▸ **WHAT YOU ARE ASKED TO DO**
Restate, exactly and without pictures, the lines from the start of the listing below through the line holding "plt.rcParams['font.family'] = ['Liberation".

▸ **DATASET**
####

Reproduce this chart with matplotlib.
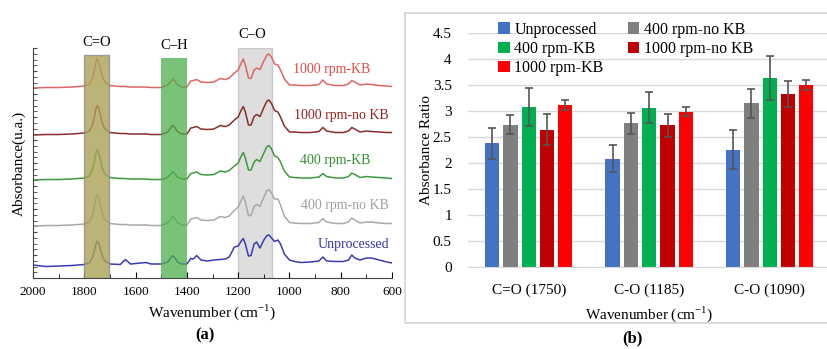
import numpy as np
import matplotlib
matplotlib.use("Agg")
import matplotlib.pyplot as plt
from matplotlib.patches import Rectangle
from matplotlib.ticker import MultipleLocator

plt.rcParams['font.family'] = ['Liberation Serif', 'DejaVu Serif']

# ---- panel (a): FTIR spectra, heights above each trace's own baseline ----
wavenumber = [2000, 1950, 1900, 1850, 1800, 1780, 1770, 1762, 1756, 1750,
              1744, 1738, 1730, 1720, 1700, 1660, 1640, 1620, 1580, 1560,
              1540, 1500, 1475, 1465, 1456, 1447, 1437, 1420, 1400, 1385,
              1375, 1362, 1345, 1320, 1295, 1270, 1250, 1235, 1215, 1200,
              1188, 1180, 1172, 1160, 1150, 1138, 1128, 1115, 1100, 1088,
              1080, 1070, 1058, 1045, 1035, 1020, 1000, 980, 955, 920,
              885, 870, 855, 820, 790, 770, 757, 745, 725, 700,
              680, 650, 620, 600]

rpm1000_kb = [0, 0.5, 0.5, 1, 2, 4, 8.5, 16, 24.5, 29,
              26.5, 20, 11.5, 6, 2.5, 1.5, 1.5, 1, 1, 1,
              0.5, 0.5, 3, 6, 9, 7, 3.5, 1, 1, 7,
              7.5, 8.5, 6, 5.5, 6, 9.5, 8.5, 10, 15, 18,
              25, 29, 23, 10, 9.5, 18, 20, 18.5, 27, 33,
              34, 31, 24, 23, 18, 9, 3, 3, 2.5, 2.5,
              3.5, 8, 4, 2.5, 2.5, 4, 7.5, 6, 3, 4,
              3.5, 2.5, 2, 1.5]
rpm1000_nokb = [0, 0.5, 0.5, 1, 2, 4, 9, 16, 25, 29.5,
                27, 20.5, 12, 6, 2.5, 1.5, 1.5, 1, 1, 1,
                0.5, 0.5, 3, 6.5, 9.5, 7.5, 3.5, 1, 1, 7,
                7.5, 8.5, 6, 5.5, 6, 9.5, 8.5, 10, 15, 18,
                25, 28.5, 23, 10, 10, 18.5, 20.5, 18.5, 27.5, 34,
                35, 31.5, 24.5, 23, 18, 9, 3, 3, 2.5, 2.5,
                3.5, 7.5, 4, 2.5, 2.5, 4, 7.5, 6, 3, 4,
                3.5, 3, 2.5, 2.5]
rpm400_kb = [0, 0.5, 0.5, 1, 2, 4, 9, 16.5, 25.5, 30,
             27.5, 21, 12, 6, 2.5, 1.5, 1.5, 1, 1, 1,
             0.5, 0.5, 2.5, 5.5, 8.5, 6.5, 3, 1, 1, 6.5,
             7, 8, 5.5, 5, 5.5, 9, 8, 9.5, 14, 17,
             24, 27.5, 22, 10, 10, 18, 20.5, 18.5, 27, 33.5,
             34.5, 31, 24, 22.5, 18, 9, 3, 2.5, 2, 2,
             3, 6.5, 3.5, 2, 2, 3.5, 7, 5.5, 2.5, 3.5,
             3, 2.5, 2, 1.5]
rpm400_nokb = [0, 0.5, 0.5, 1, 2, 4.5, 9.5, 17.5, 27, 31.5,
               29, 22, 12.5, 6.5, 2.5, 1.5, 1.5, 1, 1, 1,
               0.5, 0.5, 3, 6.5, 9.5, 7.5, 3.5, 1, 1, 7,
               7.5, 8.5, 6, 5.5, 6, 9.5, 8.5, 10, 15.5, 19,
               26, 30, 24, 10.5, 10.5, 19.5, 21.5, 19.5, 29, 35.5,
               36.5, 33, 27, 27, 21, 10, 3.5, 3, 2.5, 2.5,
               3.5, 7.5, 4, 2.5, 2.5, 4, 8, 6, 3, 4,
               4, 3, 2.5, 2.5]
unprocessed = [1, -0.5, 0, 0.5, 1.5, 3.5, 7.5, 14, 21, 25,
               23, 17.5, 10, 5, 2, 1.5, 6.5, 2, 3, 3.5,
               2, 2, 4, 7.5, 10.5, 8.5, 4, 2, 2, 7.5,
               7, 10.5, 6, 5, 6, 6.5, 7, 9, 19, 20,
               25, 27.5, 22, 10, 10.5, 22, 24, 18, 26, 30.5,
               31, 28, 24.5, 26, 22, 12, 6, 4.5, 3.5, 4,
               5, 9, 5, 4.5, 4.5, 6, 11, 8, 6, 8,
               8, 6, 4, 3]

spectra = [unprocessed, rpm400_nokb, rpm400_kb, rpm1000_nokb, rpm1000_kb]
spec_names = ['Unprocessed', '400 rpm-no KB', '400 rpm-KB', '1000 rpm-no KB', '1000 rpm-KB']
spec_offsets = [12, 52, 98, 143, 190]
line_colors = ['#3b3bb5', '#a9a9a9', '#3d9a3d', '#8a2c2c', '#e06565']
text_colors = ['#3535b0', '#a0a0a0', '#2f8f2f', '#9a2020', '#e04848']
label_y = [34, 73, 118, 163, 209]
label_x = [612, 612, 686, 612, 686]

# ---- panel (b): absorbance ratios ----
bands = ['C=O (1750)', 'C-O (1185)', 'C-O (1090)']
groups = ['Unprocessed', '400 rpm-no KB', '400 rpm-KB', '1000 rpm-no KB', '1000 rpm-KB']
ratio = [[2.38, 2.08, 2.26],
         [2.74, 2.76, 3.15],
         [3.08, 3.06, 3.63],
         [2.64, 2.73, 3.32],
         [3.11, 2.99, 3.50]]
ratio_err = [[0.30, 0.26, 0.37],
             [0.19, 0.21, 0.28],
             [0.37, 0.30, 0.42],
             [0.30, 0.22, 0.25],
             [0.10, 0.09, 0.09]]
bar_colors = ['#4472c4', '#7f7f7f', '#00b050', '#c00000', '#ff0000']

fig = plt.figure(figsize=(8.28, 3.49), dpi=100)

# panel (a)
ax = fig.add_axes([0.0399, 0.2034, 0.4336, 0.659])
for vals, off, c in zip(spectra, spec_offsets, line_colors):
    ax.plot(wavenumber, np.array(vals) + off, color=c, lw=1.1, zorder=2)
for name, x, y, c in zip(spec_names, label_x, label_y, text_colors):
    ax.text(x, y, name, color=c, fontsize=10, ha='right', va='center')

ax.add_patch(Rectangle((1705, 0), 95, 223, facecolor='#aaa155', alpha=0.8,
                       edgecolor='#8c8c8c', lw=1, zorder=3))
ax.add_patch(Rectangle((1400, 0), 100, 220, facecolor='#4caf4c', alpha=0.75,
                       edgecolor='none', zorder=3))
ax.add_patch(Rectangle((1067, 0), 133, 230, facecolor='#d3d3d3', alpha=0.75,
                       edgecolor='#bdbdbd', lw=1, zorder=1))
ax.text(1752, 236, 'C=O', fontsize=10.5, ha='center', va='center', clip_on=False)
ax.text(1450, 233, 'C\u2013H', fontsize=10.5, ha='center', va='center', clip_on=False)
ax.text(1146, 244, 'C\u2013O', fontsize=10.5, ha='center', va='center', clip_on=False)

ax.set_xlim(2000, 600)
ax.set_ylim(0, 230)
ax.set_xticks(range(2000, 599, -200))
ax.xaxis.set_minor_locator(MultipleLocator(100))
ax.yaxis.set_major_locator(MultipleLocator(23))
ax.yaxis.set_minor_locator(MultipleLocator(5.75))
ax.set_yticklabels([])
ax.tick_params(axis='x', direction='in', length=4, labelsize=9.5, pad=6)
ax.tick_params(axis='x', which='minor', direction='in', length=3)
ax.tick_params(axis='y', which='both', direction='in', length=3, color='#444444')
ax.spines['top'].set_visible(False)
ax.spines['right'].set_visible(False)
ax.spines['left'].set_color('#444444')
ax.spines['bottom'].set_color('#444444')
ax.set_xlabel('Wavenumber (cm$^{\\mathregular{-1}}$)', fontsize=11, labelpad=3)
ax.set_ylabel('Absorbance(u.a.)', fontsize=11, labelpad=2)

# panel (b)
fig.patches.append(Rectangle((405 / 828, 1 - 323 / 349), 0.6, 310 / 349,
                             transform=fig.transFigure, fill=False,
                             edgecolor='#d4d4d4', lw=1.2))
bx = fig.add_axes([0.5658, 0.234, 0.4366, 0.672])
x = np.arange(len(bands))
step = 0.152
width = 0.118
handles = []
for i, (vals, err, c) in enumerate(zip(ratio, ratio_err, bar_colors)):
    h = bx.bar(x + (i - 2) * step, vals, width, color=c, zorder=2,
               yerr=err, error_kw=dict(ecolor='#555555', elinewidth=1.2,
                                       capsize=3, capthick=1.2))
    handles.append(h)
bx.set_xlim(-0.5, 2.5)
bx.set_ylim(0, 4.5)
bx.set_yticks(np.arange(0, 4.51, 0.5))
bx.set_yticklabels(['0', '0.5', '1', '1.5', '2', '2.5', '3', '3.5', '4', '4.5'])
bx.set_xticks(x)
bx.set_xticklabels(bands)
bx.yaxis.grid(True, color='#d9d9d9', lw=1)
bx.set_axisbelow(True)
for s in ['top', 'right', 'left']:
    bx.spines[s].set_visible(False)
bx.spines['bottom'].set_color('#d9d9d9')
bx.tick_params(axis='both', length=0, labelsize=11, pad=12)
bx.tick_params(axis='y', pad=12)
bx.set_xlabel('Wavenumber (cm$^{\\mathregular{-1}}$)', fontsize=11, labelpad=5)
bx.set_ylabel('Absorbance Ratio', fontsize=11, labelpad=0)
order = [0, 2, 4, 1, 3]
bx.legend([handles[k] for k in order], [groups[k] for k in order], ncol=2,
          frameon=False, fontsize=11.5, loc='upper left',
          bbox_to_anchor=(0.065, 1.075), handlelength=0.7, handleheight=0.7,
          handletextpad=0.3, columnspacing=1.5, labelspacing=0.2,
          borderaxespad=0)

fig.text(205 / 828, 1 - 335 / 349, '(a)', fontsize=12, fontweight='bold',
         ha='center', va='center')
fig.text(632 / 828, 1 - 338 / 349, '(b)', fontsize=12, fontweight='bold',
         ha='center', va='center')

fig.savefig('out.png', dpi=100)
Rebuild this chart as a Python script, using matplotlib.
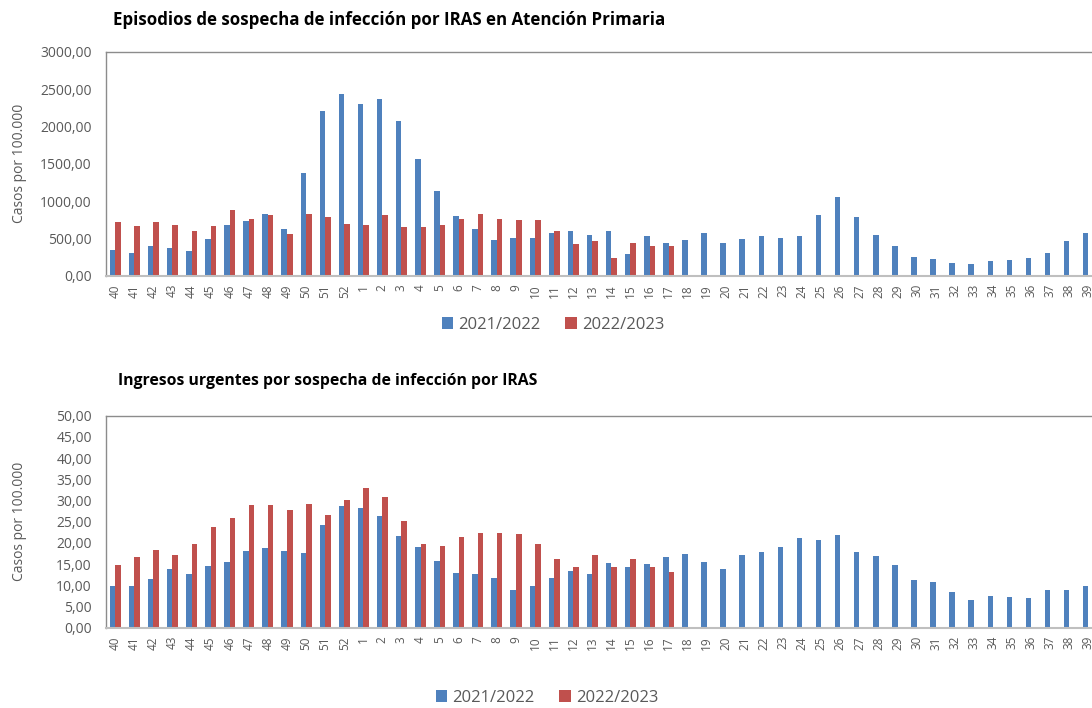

####

▸ **THE REPLY**
Reproduce this chart with matplotlib.
import numpy as np
import matplotlib
matplotlib.use("Agg")
import matplotlib.pyplot as plt
from matplotlib.patches import Rectangle
from matplotlib.ticker import MultipleLocator

plt.rcParams['font.family'] = ['Liberation Serif', 'DejaVu Serif']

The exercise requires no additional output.